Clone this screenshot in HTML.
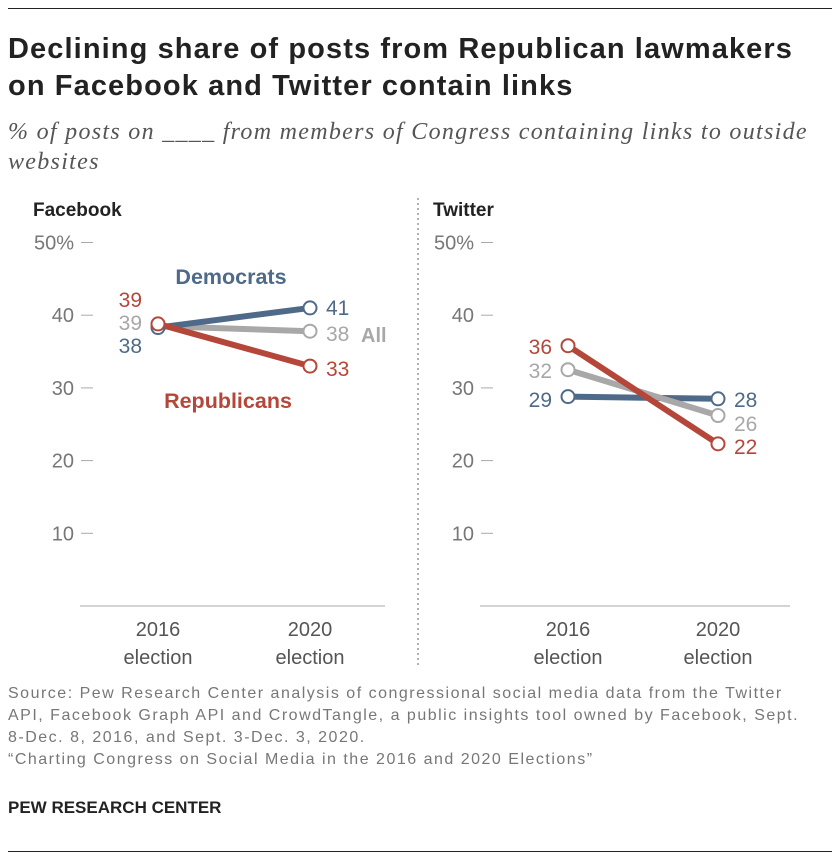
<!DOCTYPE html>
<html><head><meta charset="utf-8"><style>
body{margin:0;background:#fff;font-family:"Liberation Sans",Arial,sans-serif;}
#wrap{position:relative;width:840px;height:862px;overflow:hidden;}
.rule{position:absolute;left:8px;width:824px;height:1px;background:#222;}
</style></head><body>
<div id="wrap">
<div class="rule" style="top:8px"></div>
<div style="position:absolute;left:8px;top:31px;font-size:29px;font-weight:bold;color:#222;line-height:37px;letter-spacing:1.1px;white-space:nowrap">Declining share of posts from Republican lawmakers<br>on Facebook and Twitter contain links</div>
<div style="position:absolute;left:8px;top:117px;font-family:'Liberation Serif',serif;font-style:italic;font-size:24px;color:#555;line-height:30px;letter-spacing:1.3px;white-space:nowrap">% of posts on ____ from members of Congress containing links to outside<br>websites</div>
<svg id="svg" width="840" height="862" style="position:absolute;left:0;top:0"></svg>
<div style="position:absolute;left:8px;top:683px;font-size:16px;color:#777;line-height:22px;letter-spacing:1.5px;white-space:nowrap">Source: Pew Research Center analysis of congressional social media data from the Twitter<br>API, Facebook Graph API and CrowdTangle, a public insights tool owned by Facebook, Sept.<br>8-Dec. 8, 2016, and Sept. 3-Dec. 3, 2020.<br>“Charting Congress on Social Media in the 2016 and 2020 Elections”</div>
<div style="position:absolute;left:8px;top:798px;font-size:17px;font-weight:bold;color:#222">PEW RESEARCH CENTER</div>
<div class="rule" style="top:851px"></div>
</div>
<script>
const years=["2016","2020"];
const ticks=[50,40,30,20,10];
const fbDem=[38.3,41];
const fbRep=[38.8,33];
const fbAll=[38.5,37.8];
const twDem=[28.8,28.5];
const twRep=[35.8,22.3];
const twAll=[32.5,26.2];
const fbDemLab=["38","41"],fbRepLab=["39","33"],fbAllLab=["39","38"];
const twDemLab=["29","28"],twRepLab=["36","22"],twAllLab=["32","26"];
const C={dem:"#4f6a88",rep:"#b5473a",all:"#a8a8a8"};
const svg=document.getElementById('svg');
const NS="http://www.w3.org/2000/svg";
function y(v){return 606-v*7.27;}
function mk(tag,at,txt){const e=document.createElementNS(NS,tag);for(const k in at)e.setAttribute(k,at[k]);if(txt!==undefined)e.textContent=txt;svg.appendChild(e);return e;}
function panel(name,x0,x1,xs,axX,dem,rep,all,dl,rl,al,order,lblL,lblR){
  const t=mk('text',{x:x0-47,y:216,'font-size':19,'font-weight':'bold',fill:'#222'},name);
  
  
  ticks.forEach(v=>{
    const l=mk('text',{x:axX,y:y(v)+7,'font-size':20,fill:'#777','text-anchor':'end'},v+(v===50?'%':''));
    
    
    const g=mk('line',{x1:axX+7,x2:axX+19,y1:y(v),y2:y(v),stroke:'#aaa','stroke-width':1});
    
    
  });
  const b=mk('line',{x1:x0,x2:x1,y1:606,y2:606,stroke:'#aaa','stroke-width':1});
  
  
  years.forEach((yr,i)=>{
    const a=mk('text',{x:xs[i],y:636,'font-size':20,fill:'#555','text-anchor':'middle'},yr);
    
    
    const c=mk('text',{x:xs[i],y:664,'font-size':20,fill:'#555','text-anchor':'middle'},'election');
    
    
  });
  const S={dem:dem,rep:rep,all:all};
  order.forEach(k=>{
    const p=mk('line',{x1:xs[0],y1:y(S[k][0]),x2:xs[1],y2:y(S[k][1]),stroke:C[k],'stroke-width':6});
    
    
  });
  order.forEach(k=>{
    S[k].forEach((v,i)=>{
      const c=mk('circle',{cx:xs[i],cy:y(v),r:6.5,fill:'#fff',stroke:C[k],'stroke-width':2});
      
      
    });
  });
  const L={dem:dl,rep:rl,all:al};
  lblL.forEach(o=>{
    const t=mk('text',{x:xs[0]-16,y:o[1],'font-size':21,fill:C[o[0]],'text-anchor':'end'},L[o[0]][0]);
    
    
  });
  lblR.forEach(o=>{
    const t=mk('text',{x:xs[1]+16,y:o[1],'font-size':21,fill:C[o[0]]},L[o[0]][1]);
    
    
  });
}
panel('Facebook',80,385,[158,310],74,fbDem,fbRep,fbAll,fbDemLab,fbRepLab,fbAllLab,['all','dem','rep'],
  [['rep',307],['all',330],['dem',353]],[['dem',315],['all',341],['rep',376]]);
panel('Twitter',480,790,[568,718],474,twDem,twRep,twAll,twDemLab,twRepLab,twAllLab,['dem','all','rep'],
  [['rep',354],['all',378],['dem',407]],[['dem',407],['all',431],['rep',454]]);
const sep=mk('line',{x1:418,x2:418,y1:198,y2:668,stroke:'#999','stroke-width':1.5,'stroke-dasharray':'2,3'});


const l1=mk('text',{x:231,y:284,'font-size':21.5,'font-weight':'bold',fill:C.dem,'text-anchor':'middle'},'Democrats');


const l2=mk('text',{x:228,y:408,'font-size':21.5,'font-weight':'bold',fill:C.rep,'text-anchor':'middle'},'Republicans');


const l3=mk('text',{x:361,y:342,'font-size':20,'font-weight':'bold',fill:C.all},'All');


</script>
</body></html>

========================================================================

TASK INSTRUCTIONS. Return the listing above word for word, with the pictures removed.

THE COMPLETED TASK.
Clone this screenshot in HTML.
<!DOCTYPE html>
<html><head><meta charset="utf-8"><style>
body{margin:0;background:#fff;font-family:"Liberation Sans",Arial,sans-serif;}
#wrap{position:relative;width:840px;height:862px;overflow:hidden;}
.rule{position:absolute;left:8px;width:824px;height:1px;background:#222;}
</style></head><body>
<div id="wrap">
<div class="rule" style="top:8px"></div>
<div style="position:absolute;left:8px;top:31px;font-size:29px;font-weight:bold;color:#222;line-height:37px;letter-spacing:1.1px;white-space:nowrap">Declining share of posts from Republican lawmakers<br>on Facebook and Twitter contain links</div>
<div style="position:absolute;left:8px;top:117px;font-family:'Liberation Serif',serif;font-style:italic;font-size:24px;color:#555;line-height:30px;letter-spacing:1.3px;white-space:nowrap">% of posts on ____ from members of Congress containing links to outside<br>websites</div>
<svg id="svg" width="840" height="862" style="position:absolute;left:0;top:0"></svg>
<div style="position:absolute;left:8px;top:683px;font-size:16px;color:#777;line-height:22px;letter-spacing:1.5px;white-space:nowrap">Source: Pew Research Center analysis of congressional social media data from the Twitter<br>API, Facebook Graph API and CrowdTangle, a public insights tool owned by Facebook, Sept.<br>8-Dec. 8, 2016, and Sept. 3-Dec. 3, 2020.<br>“Charting Congress on Social Media in the 2016 and 2020 Elections”</div>
<div style="position:absolute;left:8px;top:798px;font-size:17px;font-weight:bold;color:#222">PEW RESEARCH CENTER</div>
<div class="rule" style="top:851px"></div>
</div>
<script>
const years=["2016","2020"];
const ticks=[50,40,30,20,10];
const fbDem=[38.3,41];
const fbRep=[38.8,33];
const fbAll=[38.5,37.8];
const twDem=[28.8,28.5];
const twRep=[35.8,22.3];
const twAll=[32.5,26.2];
const fbDemLab=["38","41"],fbRepLab=["39","33"],fbAllLab=["39","38"];
const twDemLab=["29","28"],twRepLab=["36","22"],twAllLab=["32","26"];
const C={dem:"#4f6a88",rep:"#b5473a",all:"#a8a8a8"};
const svg=document.getElementById('svg');
const NS="http://www.w3.org/2000/svg";
function y(v){return 606-v*7.27;}
function mk(tag,at,txt){const e=document.createElementNS(NS,tag);for(const k in at)e.setAttribute(k,at[k]);if(txt!==undefined)e.textContent=txt;svg.appendChild(e);return e;}
function panel(name,x0,x1,xs,axX,dem,rep,all,dl,rl,al,order,lblL,lblR){
  const t=mk('text',{x:x0-47,y:216,'font-size':19,'font-weight':'bold',fill:'#222'},name);
  
  
  ticks.forEach(v=>{
    const l=mk('text',{x:axX,y:y(v)+7,'font-size':20,fill:'#777','text-anchor':'end'},v+(v===50?'%':''));
    
    
    const g=mk('line',{x1:axX+7,x2:axX+19,y1:y(v),y2:y(v),stroke:'#aaa','stroke-width':1});
    
    
  });
  const b=mk('line',{x1:x0,x2:x1,y1:606,y2:606,stroke:'#aaa','stroke-width':1});
  
  
  years.forEach((yr,i)=>{
    const a=mk('text',{x:xs[i],y:636,'font-size':20,fill:'#555','text-anchor':'middle'},yr);
    
    
    const c=mk('text',{x:xs[i],y:664,'font-size':20,fill:'#555','text-anchor':'middle'},'election');
    
    
  });
  const S={dem:dem,rep:rep,all:all};
  order.forEach(k=>{
    const p=mk('line',{x1:xs[0],y1:y(S[k][0]),x2:xs[1],y2:y(S[k][1]),stroke:C[k],'stroke-width':6});
    
    
  });
  order.forEach(k=>{
    S[k].forEach((v,i)=>{
      const c=mk('circle',{cx:xs[i],cy:y(v),r:6.5,fill:'#fff',stroke:C[k],'stroke-width':2});
      
      
    });
  });
  const L={dem:dl,rep:rl,all:al};
  lblL.forEach(o=>{
    const t=mk('text',{x:xs[0]-16,y:o[1],'font-size':21,fill:C[o[0]],'text-anchor':'end'},L[o[0]][0]);
    
    
  });
  lblR.forEach(o=>{
    const t=mk('text',{x:xs[1]+16,y:o[1],'font-size':21,fill:C[o[0]]},L[o[0]][1]);
    
    
  });
}
panel('Facebook',80,385,[158,310],74,fbDem,fbRep,fbAll,fbDemLab,fbRepLab,fbAllLab,['all','dem','rep'],
  [['rep',307],['all',330],['dem',353]],[['dem',315],['all',341],['rep',376]]);
panel('Twitter',480,790,[568,718],474,twDem,twRep,twAll,twDemLab,twRepLab,twAllLab,['dem','all','rep'],
  [['rep',354],['all',378],['dem',407]],[['dem',407],['all',431],['rep',454]]);
const sep=mk('line',{x1:418,x2:418,y1:198,y2:668,stroke:'#999','stroke-width':1.5,'stroke-dasharray':'2,3'});


const l1=mk('text',{x:231,y:284,'font-size':21.5,'font-weight':'bold',fill:C.dem,'text-anchor':'middle'},'Democrats');


const l2=mk('text',{x:228,y:408,'font-size':21.5,'font-weight':'bold',fill:C.rep,'text-anchor':'middle'},'Republicans');


const l3=mk('text',{x:361,y:342,'font-size':20,'font-weight':'bold',fill:C.all},'All');


</script>
</body></html>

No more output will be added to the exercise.